Many, many times, my sitting was far more of an escape, than a way to fully engage with my life. And that was a practice I needed to leave behind me. I needed to abandon the old way, and then really test it. Somehow I knew it wouldn’t survive, if I didn’t push it up against the truly unpleasant facts of life-as-it-happens, to see if it had what it took to just deal.

And what I learned was… It does. My practice, my sitting, my unitive experiences and connection with the unbroken wholeness of ALL… it’s a thing. It’s real, it has substance, it’s still a part of me. It’s very different now, than it was all those years ago, but it’s still there.

And test it though I may, it truly never leaves.

Which is good.

Sitting… anywhere

20-some years ago, I started sitting regularly, I did it because someone I knew and trusted said it had helped her grandson, who had been in trouble with the law and couldn’t seem to get his act together. She had him stay with her, one summer, and each morning at 6 a.m., no matter what the weather, they went outside and sat. And he stopped getting in trouble.

I’ve been in and out of trouble, myself, over the years, and this sounded like the kind of bad-ass practice that would appeal to me.

A challenge.

With some potential.

So, I started sitting regularly. And after a few years of intermittent intentional sitting, I had some pretty incredible experiences.

Ecstatic experiences.

Unitive experiences.

The kind of moments where everything folded into itself, ceased to be separate, and became one continuous Creation that had both no reality and every reality.

Which was phenomenal. It changed me forever, no doubt.

Then I changed jobs, I started an official career doing professional work, and things changed in my practiced.
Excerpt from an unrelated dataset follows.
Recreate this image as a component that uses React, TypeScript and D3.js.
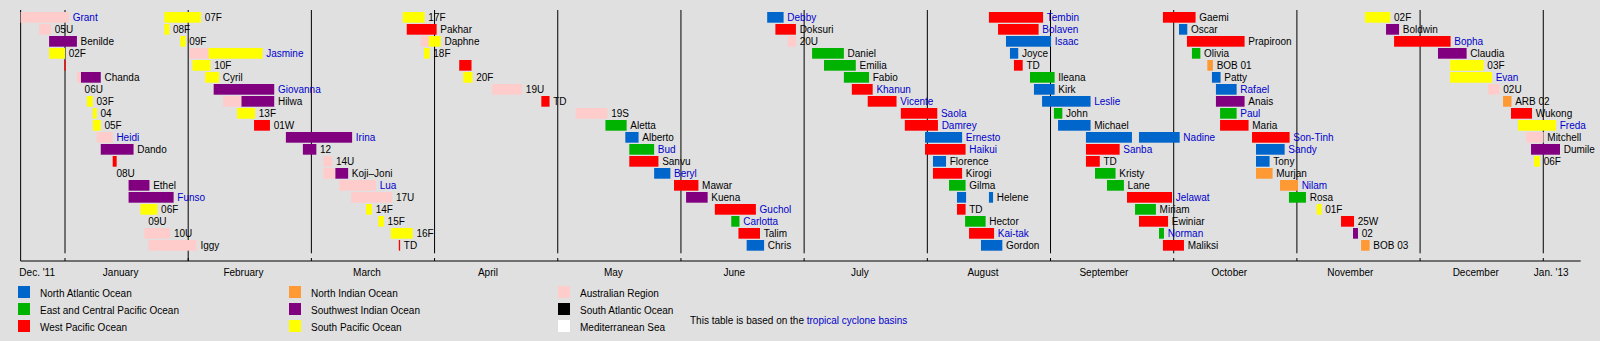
import React from "react";
import * as d3 from "d3";

type Seg = [string, string, string, number];

const northAtlantic: Seg[] = [
  ["Alberto", "2012-05-18", "2012-05-21T08", 10],
  ["Beryl", "2012-05-25T06", "2012-05-29T08", 13],
  ["Chris", "2012-06-17", "2012-06-21T06", 19],
  ["Debby", "2012-06-22", "2012-06-26", 0],
  ["Ernesto", "2012-07-31T10", "2012-08-09T18", 10],
  ["Florence", "2012-08-02T10", "2012-08-05T17", 12],
  ["Helene", "2012-08-08T11", "2012-08-10T18", 15],
  ["Helene", "2012-08-16T12", "2012-08-17T13", 15],
  ["Gordon", "2012-08-14T12", "2012-08-19T21", 19],
  ["Isaac", "2012-08-20T19", "2012-09-01T03", 2],
  ["Joyce", "2012-08-21T19", "2012-08-23T21", 3],
  ["Kirk", "2012-08-27T20", "2012-09-02", 6],
  ["Leslie", "2012-08-29T21", "2012-09-10T18", 7],
  ["Michael", "2012-09-02T20", "2012-09-10T18", 9],
  ["Nadine", "2012-09-09T15", "2012-09-20T20", 10],
  ["Nadine", "2012-09-22T13", "2012-10-02T12", 10],
  ["Oscar", "2012-10-02T08", "2012-10-04T10", 1],
  ["Patty", "2012-10-10T15", "2012-10-12T19", 5],
  ["Rafael", "2012-10-11T15", "2012-10-16T20", 6],
  ["Sandy", "2012-10-21T17", "2012-10-28T22", 11],
  ["Tony", "2012-10-21T17", "2012-10-25T03", 12],
];

const eastPacific: Seg[] = [
  ["Aletta", "2012-05-13", "2012-05-18T08", 9],
  ["Bud", "2012-05-19", "2012-05-25T06", 11],
  ["Carlotta", "2012-06-13T06", "2012-06-15T06", 17],
  ["Daniel", "2012-07-03", "2012-07-11", 3],
  ["Emilia", "2012-07-06", "2012-07-14", 4],
  ["Fabio", "2012-07-11", "2012-07-17T08", 5],
  ["Gilma", "2012-08-06T11", "2012-08-10T15", 14],
  ["Hector", "2012-08-10T12", "2012-08-15T16", 17],
  ["Ileana", "2012-08-26T20", "2012-09-02", 5],
  ["John", "2012-09-01T20", "2012-09-03T21", 8],
  ["Kristy", "2012-09-11T20", "2012-09-16T20", 13],
  ["Lane", "2012-09-14T18", "2012-09-18T21", 14],
  ["Miriam", "2012-09-21T14", "2012-09-26T16", 16],
  ["Norman", "2012-09-27T10", "2012-09-28T15", 18],
  ["Olivia", "2012-10-05T14", "2012-10-07T17", 3],
  ["Paul", "2012-10-12T16", "2012-10-16T20", 8],
  ["Rosa", "2012-10-30", "2012-11-03T05", 15],
];

const westPacific: Seg[] = [
  ["TD", "2011-12-31T20", "2012-01-01T04", 4],
  ["TD", "2012-01-13", "2012-01-14", 12],
  ["01W", "2012-02-16T12", "2012-02-20T06", 9],
  ["TD", "2012-03-23", "2012-03-23T08", 19],
  ["Pakhar", "2012-03-25", "2012-04-01T12", 1],
  ["TD", "2012-04-07", "2012-04-10", 4],
  ["TD", "2012-04-27", "2012-04-29", 7],
  ["Sanvu", "2012-05-19", "2012-05-26T08", 12],
  ["Mawar", "2012-05-30T06", "2012-06-05T06", 14],
  ["Guchol", "2012-06-09T06", "2012-06-19T06", 16],
  ["Talim", "2012-06-15", "2012-06-20T06", 18],
  ["Doksuri", "2012-06-24", "2012-06-29", 1],
  ["Khanun", "2012-07-13", "2012-07-18T06", 6],
  ["Vicente", "2012-07-17", "2012-07-24T06", 7],
  ["Saola", "2012-07-25T08", "2012-08-03T12", 8],
  ["Damrey", "2012-07-26T08", "2012-08-03T16", 9],
  ["Haikui", "2012-07-31T10", "2012-08-10T15", 11],
  ["Kirogi", "2012-08-02T10", "2012-08-09T18", 13],
  ["TD", "2012-08-08T11", "2012-08-10T15", 16],
  ["Kai-tak", "2012-08-11T12", "2012-08-17T19", 18],
  ["Tembin", "2012-08-16T12", "2012-08-30T03", 0],
  ["Bolaven", "2012-08-18T19", "2012-08-29", 1],
  ["TD", "2012-08-22T19", "2012-08-25", 4],
  ["Sanba", "2012-09-09T15", "2012-09-17T20", 11],
  ["TD", "2012-09-09T15", "2012-09-13", 12],
  ["Jelawat", "2012-09-19T15", "2012-09-30T14", 15],
  ["Ewiniar", "2012-09-22T13", "2012-09-29T15", 17],
  ["Maliksi", "2012-09-28T09", "2012-10-03T14", 19],
  ["Gaemi", "2012-09-28T09", "2012-10-06T12", 0],
  ["Prapiroon", "2012-10-04T08", "2012-10-18T20", 2],
  ["Maria", "2012-10-12T16", "2012-10-19T20", 9],
  ["Son-Tinh", "2012-10-20T17", "2012-10-30T04", 10],
  ["25W", "2012-11-11T18", "2012-11-14T22", 17],
  ["Bopha", "2012-11-24T16", "2012-12-08T16", 2],
  ["Wukong", "2012-12-23T21", "2012-12-29T04", 8],
];

const northIndian: Seg[] = [
  ["BOB 01", "2012-10-09T11", "2012-10-10T21", 4],
  ["Murjan", "2012-10-21T17", "2012-10-25T21", 13],
  ["Nilam", "2012-10-27T18", "2012-11-01T06", 14],
  ["BOB 03", "2012-11-16T15", "2012-11-18T17", 19],
  ["ARB 02", "2012-12-21T21", "2012-12-24", 7],
];

const southwestIndian: Seg[] = [
  ["Benilde", "2011-12-28", "2012-01-04", 2],
  ["Chanda", "2012-01-05", "2012-01-10", 5],
  ["Dando", "2012-01-10", "2012-01-18T06", 11],
  ["Ethel", "2012-01-17", "2012-01-22T06", 14],
  ["Funso", "2012-01-17", "2012-01-28T08", 15],
  ["Giovanna", "2012-02-07", "2012-02-21T06", 6],
  ["Hilwa", "2012-02-13T12", "2012-02-21T06", 7],
  ["Irina", "2012-02-24", "2012-03-11T06", 10],
  ["12", "2012-02-28", "2012-03-02T06", 11],
  ["Koji–Joni", "2012-03-07", "2012-03-10T06", 13],
  ["Kuena", "2012-06-02T06", "2012-06-07T12", 15],
  ["Anais", "2012-10-11T15", "2012-10-18T20", 7],
  ["02", "2012-11-14T16", "2012-11-15T21", 18],
  ["Boldwin", "2012-11-22T17", "2012-11-25T21", 1],
  ["Claudia", "2012-12-05T12", "2012-12-12T17", 3],
  ["Dumile", "2012-12-28T22", "2013-01-05T05", 11],
];

const southPacific: Seg[] = [
  ["02F", "2011-12-28", "2012-01-01", 3],
  ["03F", "2012-01-06T12", "2012-01-08", 7],
  ["04", "2012-01-08", "2012-01-09", 8],
  ["05F", "2012-01-08", "2012-01-10", 9],
  ["06F", "2012-01-20", "2012-01-24T06", 16],
  ["07F", "2012-01-26", "2012-02-04", 0],
  ["08F", "2012-01-26", "2012-01-27T06", 1],
  ["09F", "2012-01-30", "2012-01-31T08", 2],
  ["Jasmine", "2012-02-05T18", "2012-02-18T12", 3],
  ["10F", "2012-02-02", "2012-02-06T06", 4],
  ["Cyril", "2012-02-05", "2012-02-08T06", 5],
  ["13F", "2012-02-12T12", "2012-02-16T18", 8],
  ["14F", "2012-03-14T18", "2012-03-16T06", 16],
  ["15F", "2012-03-17T20", "2012-03-19T06", 17],
  ["16F", "2012-03-21", "2012-03-26T12", 18],
  ["17F", "2012-03-24", "2012-03-29T12", 0],
  ["Daphne", "2012-03-30T12", "2012-04-02T12", 2],
  ["18F", "2012-03-29T08", "2012-03-30T18", 3],
  ["20F", "2012-04-08", "2012-04-10T06", 5],
  ["01F", "2012-11-05T20", "2012-11-07", 16],
  ["02F", "2012-11-17T14", "2012-11-23T18", 0],
  ["03F", "2012-12-08T13", "2012-12-17", 4],
  ["Evan", "2012-12-08T13", "2012-12-19T02", 5],
  ["Freda", "2012-12-25T15", "2013-01-04T05", 9],
  ["06F", "2012-12-29T16", "2012-12-31T04", 12],
];

const australianRegion: Seg[] = [
  ["Grant", "2011-12-20T20", "2012-01-02", 0],
  ["05U", "2011-12-25T12", "2011-12-28T12", 1],
  ["Chanda", "2012-01-04", "2012-01-05", 5],
  ["06U", "2012-01-05", "2012-01-05", 6],
  ["Heidi", "2012-01-09", "2012-01-13", 10],
  ["08U", "2012-01-13", "2012-01-13", 13],
  ["09U", "2012-01-21", "2012-01-21", 17],
  ["10U", "2012-01-21", "2012-01-27T12", 18],
  ["Iggy", "2012-01-22", "2012-02-03", 19],
  ["Jasmine", "2012-02-01T06", "2012-02-05T18", 3],
  ["Hilwa", "2012-02-09T06", "2012-02-13T12", 7],
  ["14U", "2012-03-04", "2012-03-06T06", 12],
  ["Koji–Joni", "2012-03-04", "2012-03-07", 13],
  ["Lua", "2012-03-08", "2012-03-17T06", 14],
  ["17U", "2012-03-11", "2012-03-21T08", 15],
  ["Daphne", "2012-03-28T12", "2012-03-30T12", 2],
  ["19U", "2012-04-15", "2012-04-22T08", 6],
  ["19S", "2012-05-05T12", "2012-05-13T12", 8],
  ["20U", "2012-06-27", "2012-06-29", 2],
  ["02U", "2012-12-18T02", "2012-12-21", 6],
  ["Mitchell", "2012-12-27T16", "2013-01-01T02", 10],
];

const linkedStorms = [
  "Grant", "Heidi", "Funso", "Jasmine", "Giovanna", "Irina", "Lua", "Bud", "Beryl",
  "Guchol", "Carlotta", "Debby", "Khanun", "Vicente", "Saola", "Damrey", "Ernesto",
  "Haikui", "Kai-tak", "Tembin", "Bolaven", "Isaac", "Leslie", "Nadine", "Sanba",
  "Jelawat", "Norman", "Rafael", "Paul", "Son-Tinh", "Sandy", "Nilam", "Bopha",
  "Evan", "Freda",
];

const basinNames = [
  "North Atlantic Ocean", "East and Central Pacific Ocean", "West Pacific Ocean",
  "North Indian Ocean", "Southwest Indian Ocean", "South Pacific Ocean",
  "Australian Region", "South Atlantic Ocean", "Mediterranean Sea",
];
const basinColors = [
  "#0066cc", "#00b300", "#ff0000",
  "#ff9933", "#800080", "#ffff00",
  "#ffcccc", "#000000", "#ffffff",
];

const monthLabels = [
  "Dec. '11", "January", "February", "March", "April", "May", "June",
  "July", "August", "September", "October", "November", "December", "Jan. '13",
];
const monthLabelDates = [
  "2011-12-25", "2012-01-15", "2012-02-14", "2012-03-15", "2012-04-14", "2012-05-15",
  "2012-06-14", "2012-07-15", "2012-08-15", "2012-09-14", "2012-10-15", "2012-11-14",
  "2012-12-15", "2013-01-03",
];
const periodStart = "2011-12-20T20";
const periodEnd = "2013-01-10T10";

function toMonths(s: string): number {
  const [date, hh] = s.split("T");
  const [y, m, d] = date.split("-").map(Number);
  const h = hh ? Number(hh) : 0;
  const dim = new Date(Date.UTC(y, m, 0)).getUTCDate();
  return (y - 2012) * 12 + (m - 1) + (d - 1 + h / 24) / dim;
}

const FONT = "'Liberation Sans', Arial, Helvetica, sans-serif";

export default function App() {
  const W = 1600, H = 341;
  const x = d3.scaleLinear().domain([0, 12]).range([65, 1543.28]);
  const rowTop = (r: number) => 12 + 12 * r;
  const barH = 10.7;
  const axisY = 261;
  const gridTop = 10;
  const gridBottom = 253.3;

  const series: Seg[][] = [
    northAtlantic, eastPacific, westPacific,
    northIndian, southwestIndian, southPacific,
    australianRegion, [], [],
  ];

  const bars: { x0: number; x1: number; row: number; color: string; name: string }[] = [];
  series.forEach((arr, bi) => {
    arr.forEach(([name, from, till, row]) => {
      bars.push({ x0: x(toMonths(from)), x1: x(toMonths(till)), row, color: basinColors[bi], name });
    });
  });

  const labelMap = new Map<string, { x: number; row: number; name: string }>();
  bars.forEach((b) => {
    const key = b.name + "|" + b.row;
    const cur = labelMap.get(key);
    if (!cur || b.x1 > cur.x) labelMap.set(key, { x: b.x1, row: b.row, name: b.name });
  });
  const labels = Array.from(labelMap.values());

  const x0 = x(toMonths(periodStart));
  const x1 = x(toMonths(periodEnd));
  const months = d3.range(0, 13);

  return (
    <svg width={W} height={H} style={{ position: "absolute", left: 0, top: 0, display: "block" }}
      fontFamily={FONT}>
      <rect x={0} y={0} width={W} height={H} fill="#e0e0e0" />
      <line x1={x0} x2={x0} y1={gridTop} y2={axisY} stroke="#000" strokeWidth={1} />
      {months.map((m) => (
        <line key={"g" + m} x1={x(m)} x2={x(m)} y1={gridTop}
          y2={m === 1 ? axisY : gridBottom} stroke="#000" strokeWidth={1} />
      ))}
      {bars.map((b, i) => {
        let w = b.x1 - b.x0;
        if (w <= 0) return null;
        let bx = b.x0;
        if (w < 1.3) { bx = b.x0 + w / 2 - 0.65; w = 1.3; }
        return <rect key={"b" + i} x={bx} y={rowTop(b.row)} width={w} height={barH} fill={b.color} />;
      })}
      {labels.map((l, i) => (
        <text key={"l" + i} x={l.x + 3.7} y={rowTop(l.row) + 8.5} fontSize={10}
          fill={linkedStorms.includes(l.name) ? "#0000cc" : "#000"}>{l.name}</text>
      ))}
      <line x1={x0} x2={x1} y1={axisY} y2={axisY} stroke="#000" strokeWidth={1} />
      {months.map((m) => (
        <line key={"t" + m} x1={x(m)} x2={x(m)} y1={axisY - 3} y2={axisY} stroke="#000" strokeWidth={1} />
      ))}
      {monthLabels.map((t, i) => (
        <text key={"m" + i} x={x(toMonths(monthLabelDates[i]))} y={275.8} fontSize={10}
          textAnchor="middle" fill="#000">{t}</text>
      ))}
      {basinNames.map((n, i) => {
        const col = Math.floor(i / 3);
        const r = i % 3;
        const sx = [18, 289, 558][col];
        const cy = 292 + 17 * r;
        return (
          <g key={"lg" + i}>
            <rect x={sx} y={cy - 6} width={12} height={12} fill={basinColors[i]} />
            <text x={sx + 22} y={cy + 4.5} fontSize={10} fill="#000">{n}</text>
          </g>
        );
      })}
      <text x={690} y={323.8} fontSize={10} fill="#000">
        This table is based on the <tspan fill="#0000cc">tropical cyclone basins</tspan>
      </text>
    </svg>
  );
}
I continued to sit semi-regularly, and things were still good. But I was getting busy. And the professional world was really starting to intrude on my practice.

So, I changed how I sat. I started sitting at work — not taking time away from my work for a few zazen moments in a quiet room, but sitting in the midst of work. In meetings, especially, when tensions were starting to flare, and I was really losing my cool, I would sit.

Adjust my posture.

Breathe slowly and steadily.

Focus on what was happening, then and there, keeping any distractions away from my attention.

And I can tell you, those sitting times were some of the most productive ones I’d had in a long time. It became regular practice for me, to attend meetings with a zazen frame of mind — centered, focused, just sitting and being fully present for that 50 minutes or so, not allowing any aggravations to get hold of me, not allowing any fleeting anger or tension or discord to turn into anything more than a passing sensation.

It made me better at meetings. It made me a better team player. It made me a better individual contributor. It made me better at life.

Sitting anywhere, anytime, whenever I needed to… it just made me better.